Le matin, ce sont des nonnes en habits bleus et blancs qui passent et, le soir, de jeunes adolescentes en vêtements minimalistes qui viennent se saouler et rouler par terre sous mes fenêtres, Borgo Serena. Est-ce à dire que les vierges ivres de la nuit seront les sobres religieuses du matin ? Insoupçonnables métamorphoses de l’humanité. À Daphné qui, en l’église San Giovanni Evangelista, me dit Nelly, a fait le vœu de vivre en Italie, je dis quelque chose que je n’avais peut-être pas encore compris de façon si claire : que nous aimons l’Italie pour autant que ce n’est pas la France, pour autant que nous n’y vivons pas.
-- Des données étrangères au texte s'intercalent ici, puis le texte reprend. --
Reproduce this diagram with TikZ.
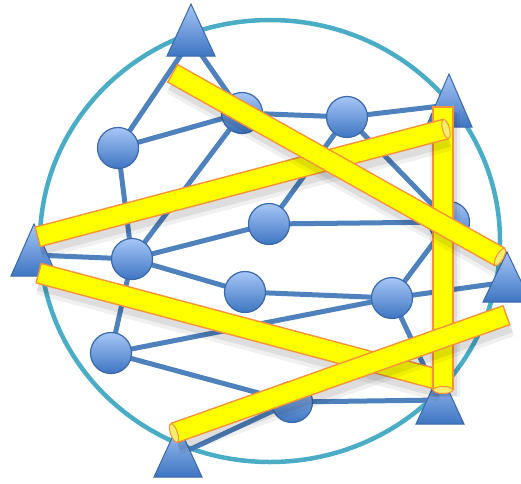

Comme s’il y avait une sorte de loi proportionnelle entre le désir de l’une et la vie de l’autre. Mais non, Daphné ne croit pas en Dieu, les miracles lui paraissent des choses irrationnelles. J’ai beau lui dire que c’est précisément ce qu’ils sont, un peu comme par définition, cela ne la convainc pas. Alors je lui demande si elle est polythéiste, et elle me répond que oui. Les mythes sont des μύθοι, des histoires, donc, cela ne fait aucun doute dans son esprit, ce sont des fictions, mais les miracles recèlent quelque chose d’autre, une réalité qu’elle ne semble pas vouloir accepter (exactement, si j’ose faire ce rapprochement vulgaire, exactement comme elle n’a jamais cru au père Noël). Chez quel auteur ai-je lu que le polythéisme était la religion spontanée des enfants et le monothéisme, une religion plus mûre, plus adulte ? Je ne parviens pas à m’en souvenir. Est-ce ainsi que l’on s’explique la croyance en l’irrationnel chez les esprits éclairés, par cela qu’il faudrait faire un effort pour s’élever à la possibilité du surnaturel ? Ivresse des ruelles contre ivresse des cieux, non, je ne peux pas résumer les choses ainsi. Et pourtant, n’est-ce pas le même appel, le même désir d’un dépassement de la conscience ordinaire qui motive l’ébriété et l’ascèse ? Il y a quelque chose d’insupportable dans le monde matériel dont la matière même exige qu’on s’en affranchisse. Et, du moment que l’on souffre, du moment que l’on jouit, tous les moyens sont bons. Nunc et in hora mortis nostrae. Amen.